Often, I will have a few unrelated ideas/thoughts/questions that I need to keep in mind until I have chance to write them down (or otherwise save them, as by dictating them to my phone). A common memory technique is to create an absurd image combining all the idea. For example, the other day I had eight such items:
- Organize episodes of the television show Archer for my media server.
- Clean my Waterpik.
- Plan to not eat Mexican food for a week (to avoid the temptation to eat carbs).
- Look up the difference between ‘crevice’ and ‘crevasse.’
- Write up this memory technique.
- Order an extra lightning cable for my work laptop.
- Write up an idea for another hobby of mine (an idea that uses the name ‘Mercury’).
- Research a muscular/nerve condition whose acronym is ACNES.
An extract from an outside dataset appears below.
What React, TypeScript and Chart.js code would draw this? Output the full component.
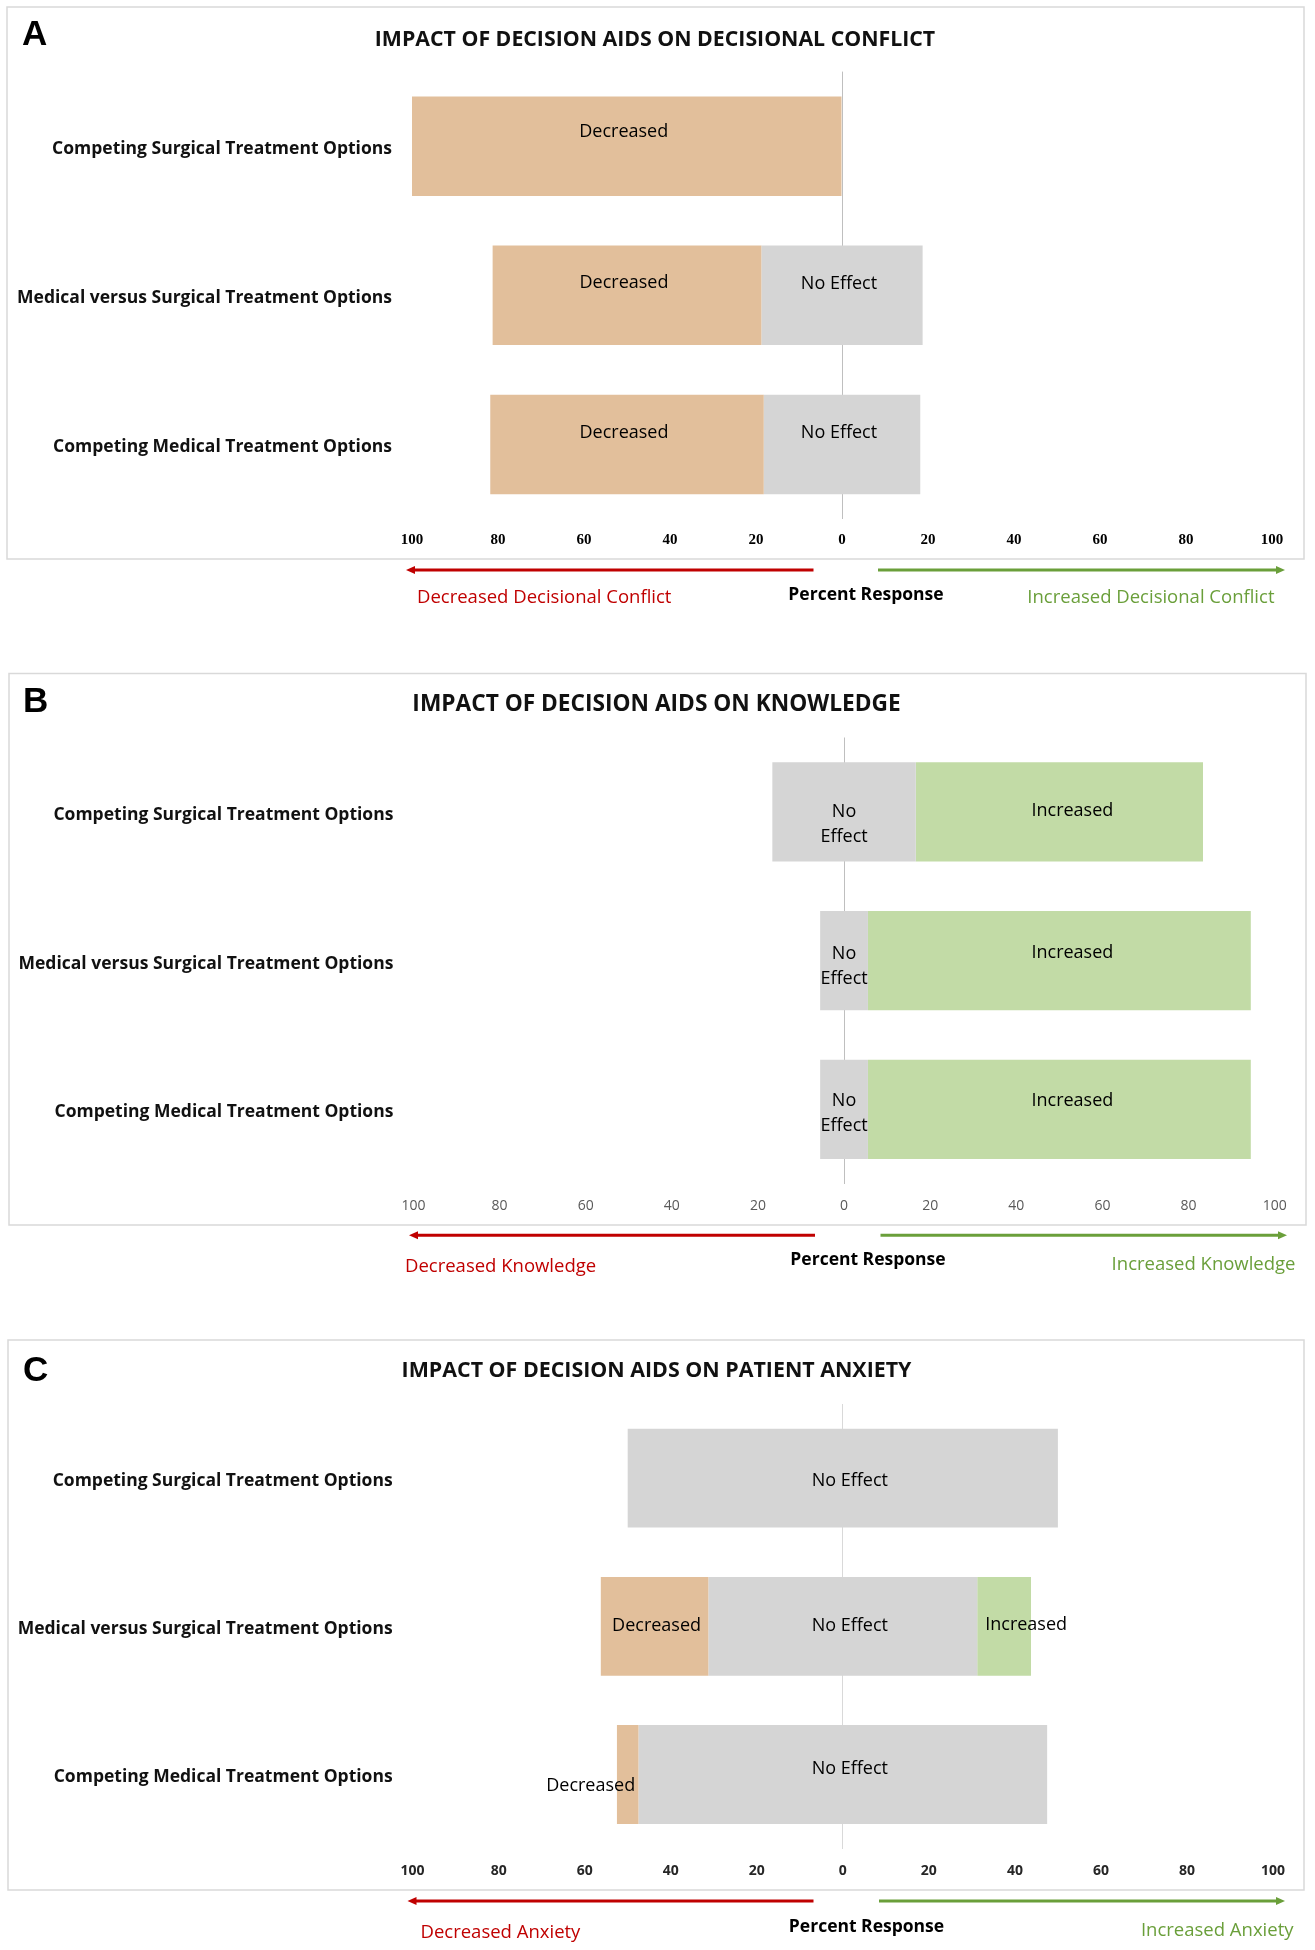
import React, { useEffect, useRef } from "react";
import { Chart, registerables } from "chart.js";

Chart.register(...registerables);

// ---------- data ----------
const categories = [
  "Competing Surgical Treatment Options",
  "Medical versus Surgical Treatment Options",
  "Competing Medical Treatment Options",
];
const segmentLabels = ["Decreased", "No Effect", "Increased"];
const axisMin = -100;
const axisMax = 100;
const axisStep = 20;

// Panel A: decisional conflict (percent of studies)
const conflictDecreased = [100, 62.5, 63.6];
const conflictNoEffect = [0, 37.5, 36.4];
const conflictIncreased = [0, 0, 0];

// Panel B: knowledge
const knowledgeDecreased = [0, 0, 0];
const knowledgeNoEffect = [33.3, 11.1, 11.1];
const knowledgeIncreased = [66.7, 88.9, 88.9];

// Panel C: patient anxiety
const anxietyDecreased = [0, 25, 5];
const anxietyNoEffect = [100, 62.5, 95];
const anxietyIncreased = [0, 12.5, 0];

const panelLetters = ["A", "B", "C"];
const panelTitles = [
  "IMPACT OF DECISION AIDS ON DECISIONAL CONFLICT",
  "IMPACT OF DECISION AIDS ON KNOWLEDGE",
  "IMPACT OF DECISION AIDS ON PATIENT ANXIETY",
];
const leftCaptions = ["Decreased Decisional Conflict", "Decreased Knowledge", "Decreased Anxiety"];
const rightCaptions = ["Increased Decisional Conflict", "Increased Knowledge", "Increased Anxiety"];
const centerCaption = "Percent Response";

// ---------- styles / layout ----------
const COLORS = {
  dec: "#e2bf9b",
  ne: "#d5d5d5",
  inc: "#c2dba6",
  red: "#c00000",
  green: "#6a9f3a",
  box: "#d9d9d9",
};
const SANS = "'Open Sans', 'Noto Sans', sans-serif";
const W = 1315;
const X_AXIS_H = 40;

type PanelCfg = {
  idx: number;
  top: number;
  height: number;
  dec: number[];
  ne: number[];
  inc: number[];
  area: { left: number; right: number; top: number; bottom: number };
  tickPad: number;
  tickFont: any;
  tickColor: string;
  zeroColor: string;
  catOffset: number;
  box: [number, number, number, number];
  letterXY: [number, number];
  titleXY: [number, number];
  titleSize: number;
  arrowY: number;
  redX: [number, number];
  greenX: [number, number];
  leftCap: [number, number];
  centerCap: [number, number];
  rightCap: [number, number];
  wrapNoEffect: boolean;
  dy: number;
  dxByDataset: [number, number, number];
  offsets: Record<string, [number, number]>;
};

const PANELS: PanelCfg[] = [
  {
    idx: 0,
    top: 0,
    height: 620,
    dec: conflictDecreased,
    ne: conflictNoEffect,
    inc: conflictIncreased,
    area: { left: 412, right: 1272, top: 71.6, bottom: 519 },
    tickPad: 12,
    tickFont: { family: "'Liberation Serif', serif", size: 15, weight: "bold" },
    tickColor: "#000",
    zeroColor: "#bfbfbf",
    catOffset: 2.5,
    box: [7, 7, 1297, 552],
    letterXY: [22, 35.5],
    titleXY: [655, 40],
    titleSize: 21.3,
    arrowY: 570,
    redX: [406, 813.5],
    greenX: [878, 1285],
    leftCap: [417, 598],
    centerCap: [866, 595.5],
    rightCap: [1274.5, 598],
    wrapNoEffect: false,
    dy: -11.5,
    dxByDataset: [-3, -3, 0],
    offsets: { "0:0": [-3, -14], "1:0": [-3, -12.5] },
  },
  {
    idx: 1,
    top: 660,
    height: 620,
    dec: knowledgeDecreased,
    ne: knowledgeNoEffect,
    inc: knowledgeIncreased,
    area: { left: 413.4, right: 1274.7, top: 77.5, bottom: 523.7 },
    tickPad: 13.6,
    tickFont: { family: SANS, size: 14, weight: "normal" },
    tickColor: "#595959",
    zeroColor: "#bfbfbf",
    catOffset: 3,
    box: [9, 13.5, 1297, 551.5],
    letterXY: [23, 42.5],
    titleXY: [656.5, 45],
    titleSize: 22.7,
    arrowY: 575.3,
    redX: [409, 815],
    greenX: [880.5, 1287],
    leftCap: [405, 606.5],
    centerCap: [868, 600],
    rightCap: [1295.5, 605],
    wrapNoEffect: true,
    dy: -5,
    dxByDataset: [0, 0, 13],
    offsets: {
      "0:1": [0, 12.5],
      "1:1": [0, 6],
      "2:1": [0, 4],
      "0:2": [13, -0.5],
      "1:2": [13, -8],
      "2:2": [13, -8.5],
    },
  },
  {
    idx: 2,
    top: 1325,
    height: 625,
    dec: anxietyDecreased,
    ne: anxietyNoEffect,
    inc: anxietyIncreased,
    area: { left: 412.6, right: 1273, top: 79, bottom: 523.6 },
    tickPad: 14.5,
    tickFont: { family: SANS, size: 14, weight: "bold" },
    tickColor: "#262626",
    zeroColor: "#d9d9d9",
    catOffset: 2.5,
    box: [8, 15, 1296, 550],
    letterXY: [23, 46],
    titleXY: [656.5, 45.8],
    titleSize: 21.4,
    arrowY: 576,
    redX: [407.5, 813.5],
    greenX: [879, 1285],
    leftCap: [420.5, 607.5],
    centerCap: [866.5, 602],
    rightCap: [1293.5, 605.5],
    wrapNoEffect: false,
    dy: 0,
    dxByDataset: [2, 7, 0],
    offsets: {
      "0:1": [7, 3],
      "1:0": [2, -0.5],
      "1:1": [7, -0.5],
      "1:2": [22, -1.5],
      "2:0": [-37, 11],
      "2:1": [7, -6],
    },
  },
];

function drawArrow(ctx: CanvasRenderingContext2D, x1: number, x2: number, y: number, color: string, dir: "left" | "right") {
  const head = 9;
  const half = 4;
  ctx.save();
  ctx.strokeStyle = color;
  ctx.fillStyle = color;
  ctx.lineWidth = 3;
  ctx.beginPath();
  if (dir === "left") {
    ctx.moveTo(x1 + head - 1, y);
    ctx.lineTo(x2, y);
  } else {
    ctx.moveTo(x1, y);
    ctx.lineTo(x2 - head + 1, y);
  }
  ctx.stroke();
  ctx.beginPath();
  if (dir === "left") {
    ctx.moveTo(x1, y);
    ctx.lineTo(x1 + head, y - half);
    ctx.lineTo(x1 + head, y + half);
  } else {
    ctx.moveTo(x2, y);
    ctx.lineTo(x2 - head, y - half);
    ctx.lineTo(x2 - head, y + half);
  }
  ctx.closePath();
  ctx.fill();
  ctx.restore();
}

function makeDecorPlugin(p: PanelCfg) {
  return {
    id: "decor" + p.idx,
    beforeDraw(chart: any) {
      const ctx: CanvasRenderingContext2D = chart.ctx;
      ctx.save();
      ctx.fillStyle = "#ffffff";
      ctx.fillRect(0, 0, chart.width, chart.height);
      ctx.strokeStyle = COLORS.box;
      ctx.lineWidth = 1.5;
      const [bx, by, bw, bh] = p.box;
      ctx.strokeRect(bx, by, bw, bh);
      ctx.fillStyle = "#000";
      ctx.textBaseline = "middle";
      ctx.textAlign = "left";
      ctx.font = "bold 35px 'Liberation Sans', Arial, sans-serif";
      ctx.fillText(panelLetters[p.idx], p.letterXY[0], p.letterXY[1]);
      ctx.textAlign = "center";
      ctx.fillStyle = "#111";
      ctx.font = `bold ${p.titleSize}px ${SANS}`;
      ctx.fillText(panelTitles[p.idx], p.titleXY[0], p.titleXY[1]);
      ctx.restore();
    },
    afterDatasetsDraw(chart: any) {
      const ctx: CanvasRenderingContext2D = chart.ctx;
      ctx.save();
      ctx.font = `18px ${SANS}`;
      ctx.fillStyle = "#000";
      ctx.textAlign = "center";
      ctx.textBaseline = "middle";
      [p.dec, p.ne, p.inc].forEach((vals, d) => {
        const meta = chart.getDatasetMeta(d);
        meta.data.forEach((el: any, i: number) => {
          if (!(vals[i] > 0)) return;
          const props = el.getProps(["x", "base", "y"], true);
          const off = p.offsets[`${i}:${d}`] || [p.dxByDataset[d], p.dy];
          const cx = (props.x + props.base) / 2 + off[0];
          const cy = props.y + off[1];
          if (d === 1 && p.wrapNoEffect) {
            const parts = segmentLabels[1].split(" ");
            ctx.fillText(parts[0], cx, cy - 12.5);
            ctx.fillText(parts[1], cx, cy + 12.5);
          } else {
            ctx.fillText(segmentLabels[d], cx, cy);
          }
        });
      });
      ctx.restore();
    },
    afterDraw(chart: any) {
      const ctx: CanvasRenderingContext2D = chart.ctx;
      drawArrow(ctx, p.redX[0], p.redX[1], p.arrowY, COLORS.red, "left");
      drawArrow(ctx, p.greenX[0], p.greenX[1], p.arrowY, COLORS.green, "right");
      ctx.save();
      ctx.textBaseline = "middle";
      ctx.font = `18.5px ${SANS}`;
      ctx.fillStyle = COLORS.red;
      ctx.textAlign = "left";
      ctx.fillText(leftCaptions[p.idx], p.leftCap[0], p.leftCap[1]);
      ctx.fillStyle = COLORS.green;
      ctx.textAlign = "right";
      ctx.fillText(rightCaptions[p.idx], p.rightCap[0], p.rightCap[1]);
      ctx.fillStyle = "#000";
      ctx.textAlign = "center";
      ctx.font = `bold 17.5px ${SANS}`;
      ctx.fillText(centerCaption, p.centerCap[0], p.centerCap[1]);
      ctx.restore();
    },
  };
}

function Panel({ p }: { p: PanelCfg }) {
  const ref = useRef<HTMLCanvasElement>(null);
  useEffect(() => {
    const canvas = ref.current;
    if (!canvas) return;
    const chart = new Chart(canvas, {
      type: "bar",
      data: {
        labels: categories,
        datasets: [
          {
            label: segmentLabels[0],
            data: categories.map((_, i) => [-p.ne[i] / 2 - p.dec[i], -p.ne[i] / 2]) as any,
            backgroundColor: COLORS.dec,
          },
          {
            label: segmentLabels[1],
            data: categories.map((_, i) => [-p.ne[i] / 2, p.ne[i] / 2]) as any,
            backgroundColor: COLORS.ne,
          },
          {
            label: segmentLabels[2],
            data: categories.map((_, i) => [p.ne[i] / 2, p.ne[i] / 2 + p.inc[i]]) as any,
            backgroundColor: COLORS.inc,
          },
        ].map((ds) => ({
          ...ds,
          grouped: false,
          barPercentage: 0.667,
          categoryPercentage: 1,
          borderWidth: 0,
        })),
      },
      options: {
        animation: false,
        responsive: false,
        indexAxis: "y",
        layout: {
          padding: {
            left: 0,
            right: W - p.area.right,
            top: p.area.top,
            bottom: p.height - p.area.bottom - X_AXIS_H,
          },
        },
        plugins: {
          legend: { display: false },
          tooltip: { enabled: false },
        },
        scales: {
          x: {
            type: "linear",
            min: axisMin,
            max: axisMax,
            z: 1,
            ticks: {
              stepSize: axisStep,
              callback: (v: any) => String(Math.abs(Number(v))),
              font: p.tickFont,
              color: p.tickColor,
              padding: p.tickPad,
              maxRotation: 0,
              autoSkip: false,
            },
            grid: {
              drawTicks: false,
              lineWidth: 1,
              color: (c: any) => (c.tick && c.tick.value === 0 ? p.zeroColor : "rgba(0,0,0,0)"),
            },
            border: { display: false },
            afterFit: (s: any) => {
              s.height = X_AXIS_H;
            },
          },
          y: {
            type: "category",
            offset: true,
            grid: { display: false, drawTicks: false },
            border: { display: false },
            ticks: {
              font: { family: SANS, size: 17.5, weight: "bold" },
              color: "#111",
              padding: 20,
              labelOffset: p.catOffset,
            },
            afterFit: (s: any) => {
              s.width = p.area.left;
            },
          },
        },
      } as any,
      plugins: [makeDecorPlugin(p)],
    });
    return () => chart.destroy();
  }, [p]);
  return (
    <canvas
      ref={ref}
      width={W}
      height={p.height}
      style={{ position: "absolute", left: 0, top: p.top, width: W, height: p.height, display: "block" }}
    />
  );
}

export default function App() {
  return (
    <div style={{ position: "absolute", left: 0, top: 0, width: W, height: 1950, background: "#ffffff" }}>
      {PANELS.map((p) => (
        <Panel key={p.idx} p={p} />
      ))}
    </div>
  );
}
Thus, to remember all of this, I imagined (1) Archer was in a restaurant with a bad case of (8) acne and so he was trying to hide his identity by wearing a (3) sombrero; meanwhile, a (5) crow with a (2) toothbrush was sitting on his shoulder trying to clean Archer’s teeth (but couldn’t because Archer had a (7) thermometer in his mouth); at the same time, (6) lightning was striking the restaurant, causing it to slide into a (4) crevasse/crevice.
The important thing in creating such images is to make them connected (spatially and functionally) and absurd, all of which makes the overall image more memorable. In the above example, each item is literally touching one or more other items and, in most cases, is connected to at least one other item by some kind of action.
I would finally note that you don’t have to have great mental visualization in order to use this technique. My mental imagery is not vivid at all, but this works well for me.